**WHAT THE TASK REQUIRES**: Repeat exactly the lines from the line with "Rebuild this chart" to the line with "y_ticks = [0, 10, 20, 30, 40, 50, 60]", including both, and leave out any pictures.

**EXTRACTED ENTRIES**:
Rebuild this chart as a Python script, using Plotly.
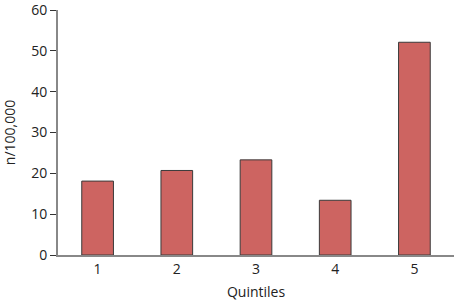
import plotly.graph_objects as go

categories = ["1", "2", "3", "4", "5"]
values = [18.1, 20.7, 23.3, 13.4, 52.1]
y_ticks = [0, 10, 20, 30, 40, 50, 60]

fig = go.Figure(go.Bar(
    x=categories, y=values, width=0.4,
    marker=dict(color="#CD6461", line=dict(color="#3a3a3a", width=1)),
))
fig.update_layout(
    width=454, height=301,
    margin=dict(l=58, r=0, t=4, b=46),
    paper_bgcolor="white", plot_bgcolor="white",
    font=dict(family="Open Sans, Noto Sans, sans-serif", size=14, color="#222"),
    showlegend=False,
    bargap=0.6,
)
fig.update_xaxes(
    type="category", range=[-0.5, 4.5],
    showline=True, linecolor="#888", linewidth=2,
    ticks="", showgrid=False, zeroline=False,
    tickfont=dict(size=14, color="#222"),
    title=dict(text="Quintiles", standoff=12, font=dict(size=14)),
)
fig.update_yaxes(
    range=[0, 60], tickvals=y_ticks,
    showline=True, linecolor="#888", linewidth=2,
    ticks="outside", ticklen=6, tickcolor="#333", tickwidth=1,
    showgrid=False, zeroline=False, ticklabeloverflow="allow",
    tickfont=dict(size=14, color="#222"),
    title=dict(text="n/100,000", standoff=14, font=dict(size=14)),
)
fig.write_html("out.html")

---

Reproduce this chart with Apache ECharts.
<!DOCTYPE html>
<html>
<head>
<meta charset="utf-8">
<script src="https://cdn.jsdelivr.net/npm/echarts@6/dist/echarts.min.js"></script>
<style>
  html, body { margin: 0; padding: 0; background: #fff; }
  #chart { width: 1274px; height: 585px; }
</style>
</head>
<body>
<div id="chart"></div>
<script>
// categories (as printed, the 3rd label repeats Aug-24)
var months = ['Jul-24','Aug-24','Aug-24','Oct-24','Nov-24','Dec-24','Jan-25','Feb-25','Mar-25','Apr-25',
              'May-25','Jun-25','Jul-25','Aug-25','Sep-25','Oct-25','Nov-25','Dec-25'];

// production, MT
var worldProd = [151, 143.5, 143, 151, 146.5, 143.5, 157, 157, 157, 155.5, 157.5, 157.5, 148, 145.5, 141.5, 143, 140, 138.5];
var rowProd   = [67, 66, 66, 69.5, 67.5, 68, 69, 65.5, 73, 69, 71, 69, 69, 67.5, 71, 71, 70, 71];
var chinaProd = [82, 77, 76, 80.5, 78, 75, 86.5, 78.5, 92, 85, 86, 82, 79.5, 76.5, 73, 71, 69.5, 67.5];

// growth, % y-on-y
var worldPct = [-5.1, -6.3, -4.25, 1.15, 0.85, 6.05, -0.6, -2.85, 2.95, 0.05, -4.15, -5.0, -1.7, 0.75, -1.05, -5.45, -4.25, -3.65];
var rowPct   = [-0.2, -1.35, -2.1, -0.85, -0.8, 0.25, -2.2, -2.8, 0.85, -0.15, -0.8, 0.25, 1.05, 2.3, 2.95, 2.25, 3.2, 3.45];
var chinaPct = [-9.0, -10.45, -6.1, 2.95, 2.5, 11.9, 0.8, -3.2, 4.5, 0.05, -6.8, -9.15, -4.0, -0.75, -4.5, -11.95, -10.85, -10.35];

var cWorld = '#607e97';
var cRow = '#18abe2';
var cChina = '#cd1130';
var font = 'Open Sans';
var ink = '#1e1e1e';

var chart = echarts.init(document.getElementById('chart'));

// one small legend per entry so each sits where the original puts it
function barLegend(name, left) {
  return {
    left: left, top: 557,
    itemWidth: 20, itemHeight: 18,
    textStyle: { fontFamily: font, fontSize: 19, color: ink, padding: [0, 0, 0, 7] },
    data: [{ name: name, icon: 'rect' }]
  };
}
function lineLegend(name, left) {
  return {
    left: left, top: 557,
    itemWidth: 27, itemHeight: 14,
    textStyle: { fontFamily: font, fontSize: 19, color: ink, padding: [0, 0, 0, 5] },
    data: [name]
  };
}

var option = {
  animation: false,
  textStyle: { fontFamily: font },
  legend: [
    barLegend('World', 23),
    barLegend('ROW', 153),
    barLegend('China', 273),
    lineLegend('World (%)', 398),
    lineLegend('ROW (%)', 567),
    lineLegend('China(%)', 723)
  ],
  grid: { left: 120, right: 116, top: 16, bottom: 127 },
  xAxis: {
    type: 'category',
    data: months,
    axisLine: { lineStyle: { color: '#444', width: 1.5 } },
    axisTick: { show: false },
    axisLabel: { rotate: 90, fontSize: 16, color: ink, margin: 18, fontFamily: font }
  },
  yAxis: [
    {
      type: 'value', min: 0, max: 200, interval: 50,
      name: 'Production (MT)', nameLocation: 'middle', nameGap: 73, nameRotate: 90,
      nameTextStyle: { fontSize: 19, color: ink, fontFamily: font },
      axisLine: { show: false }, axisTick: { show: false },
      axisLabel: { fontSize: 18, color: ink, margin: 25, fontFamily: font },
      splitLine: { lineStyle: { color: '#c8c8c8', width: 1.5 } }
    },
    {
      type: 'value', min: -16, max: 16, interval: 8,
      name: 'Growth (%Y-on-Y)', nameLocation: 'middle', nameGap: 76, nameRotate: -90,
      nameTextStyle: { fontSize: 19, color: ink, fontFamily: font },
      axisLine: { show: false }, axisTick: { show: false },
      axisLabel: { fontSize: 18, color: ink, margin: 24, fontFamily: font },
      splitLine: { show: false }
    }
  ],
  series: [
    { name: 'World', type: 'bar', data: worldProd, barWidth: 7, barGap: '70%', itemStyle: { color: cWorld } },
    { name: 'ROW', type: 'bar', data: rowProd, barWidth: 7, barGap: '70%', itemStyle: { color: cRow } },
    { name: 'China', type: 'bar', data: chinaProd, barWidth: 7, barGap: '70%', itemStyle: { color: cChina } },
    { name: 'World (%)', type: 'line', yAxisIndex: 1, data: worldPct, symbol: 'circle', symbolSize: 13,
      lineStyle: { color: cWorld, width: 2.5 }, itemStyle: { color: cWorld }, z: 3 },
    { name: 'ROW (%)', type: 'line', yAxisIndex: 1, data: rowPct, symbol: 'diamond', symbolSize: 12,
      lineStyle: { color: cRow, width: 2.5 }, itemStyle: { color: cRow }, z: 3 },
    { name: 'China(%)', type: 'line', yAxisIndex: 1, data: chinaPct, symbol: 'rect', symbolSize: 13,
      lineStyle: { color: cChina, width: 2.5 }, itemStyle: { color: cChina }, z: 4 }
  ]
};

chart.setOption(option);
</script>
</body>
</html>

**EXERCISE ANSWER**:
Rebuild this chart as a Python script, using Plotly.
import plotly.graph_objects as go

categories = ["1", "2", "3", "4", "5"]
values = [18.1, 20.7, 23.3, 13.4, 52.1]
y_ticks = [0, 10, 20, 30, 40, 50, 60]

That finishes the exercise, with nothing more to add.